Dhaki is from the southern region of Ethiopia. At age 13, instead of going to school, Dhaki was marrried and tended cattle for her family. Her husband, 11 years older than she, regularly forced himself on her. Her nightly cries were ignored by her neighbors, and she was shunned by her community for not respecting the wishes of her husband.
Sadly, millions of girls worldwide have little or no choice about when and whom they marry. One in three girls in the developing world is married before she is 18 - one in seven before she is 15. The reasons for child marriage vary: Custom, poverty and lack of education all play a part. Boys are married young, too, but a far greater number of girls are affected and it has a much more devastating impact on their lives.
Because they are young, child brides are relatively powerless in their families and often lack access to health information. This makes them more vulnerable to serious injury and death in childbirth - the leading cause of death in girls in the developing world ages 15 to 19. Child brides are also more likely to experience domestic violence and to live in poverty than women who marry later.
Child marriage is just one factor in the lives of many girls and women, but it affects not just their health, education and employment options but also the welfare of their communities. We know that empowering girls is one of the most effective ways to improve the health and prosperity of societies. Child marriage perpetuates poverty by keeping girls, their children and their communities poor.
To realize change, we first need to provide greater options for girls by investing in them and supporting their families. Changing national laws is not enough. Most countries with high rates of child marriage have outlawed it. Lasting change requires local leaders and communities to agree that child marriage is harmful and make a collective decision to end the practice.
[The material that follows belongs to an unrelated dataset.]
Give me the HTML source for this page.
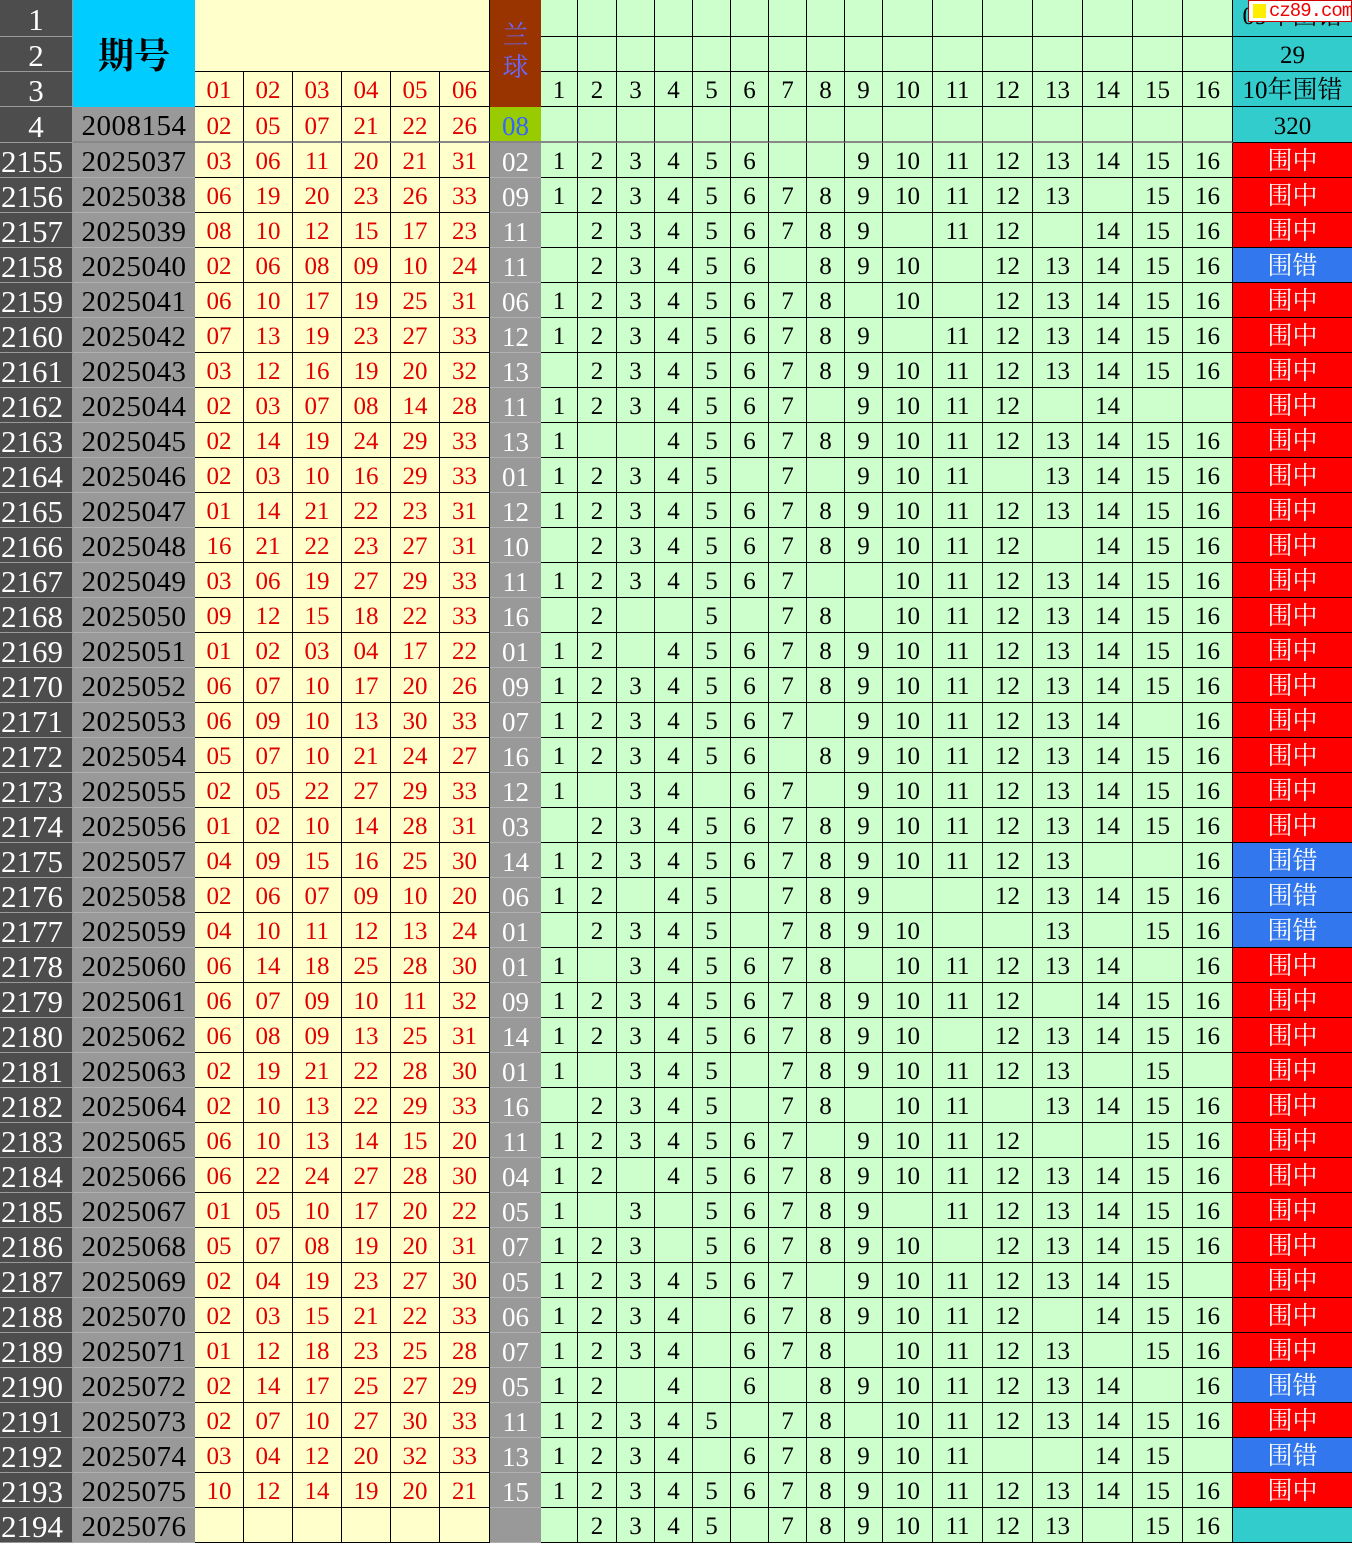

Innovative grass-roots programs to end child marriage already exist. From Cameroon to India, communities, humanitarian aid organizations and women's rights groups are pioneering efforts to encourage investment in girls and discourage child marriage. As a starting point, they are fostering community conversations about the health risks for very young mothers and the benefits of education. Over time, communities are beginning to question traditional practices and ask what can be done to improve the lives of their daughters.
This change, however, is taking place on a small scale, very slowly. We can all play our part in encouraging change on a larger scale. The United States is stepping up: The International Protecting Girls by Preventing Child Marriage Act, legislation that has bipartisan support, was passed unanimously by the Senate last week. This act illustrates how support for securing a just and healthy life for every woman and girl transcends politics.
As members of an independent group of leaders who were asked by Nelson Mandela to use our influence to address major causes of human suffering, we have never been involved in supporting a specific piece of legislation before, but we believe that investing in efforts to prevent child marriage is critical to global development and the achievement of the U.N. Millennium Development Goals. We applaud the Senate for passing this forward-looking legislation and urge the House of Representatives to follow suit.
We know that these efforts can have real impact. We are pleased to report that Dhaki received support from a local development program that enabled her to leave her husband and continue her education. She now teaches others about the risks of early marriage and the benefits of going to school. The United States has the opportunity to help millions of girls like Dhaki realize a different future for themselves and their daughters, and in the process, transform entire communities worldwide.
Mary Robinson and Desmond Tutu, a former president of Ireland and archbishop emeritus of Cape Town, respectively. Both are members of The Elders, a group of global leaders focusing on conflict and humanitarian issues.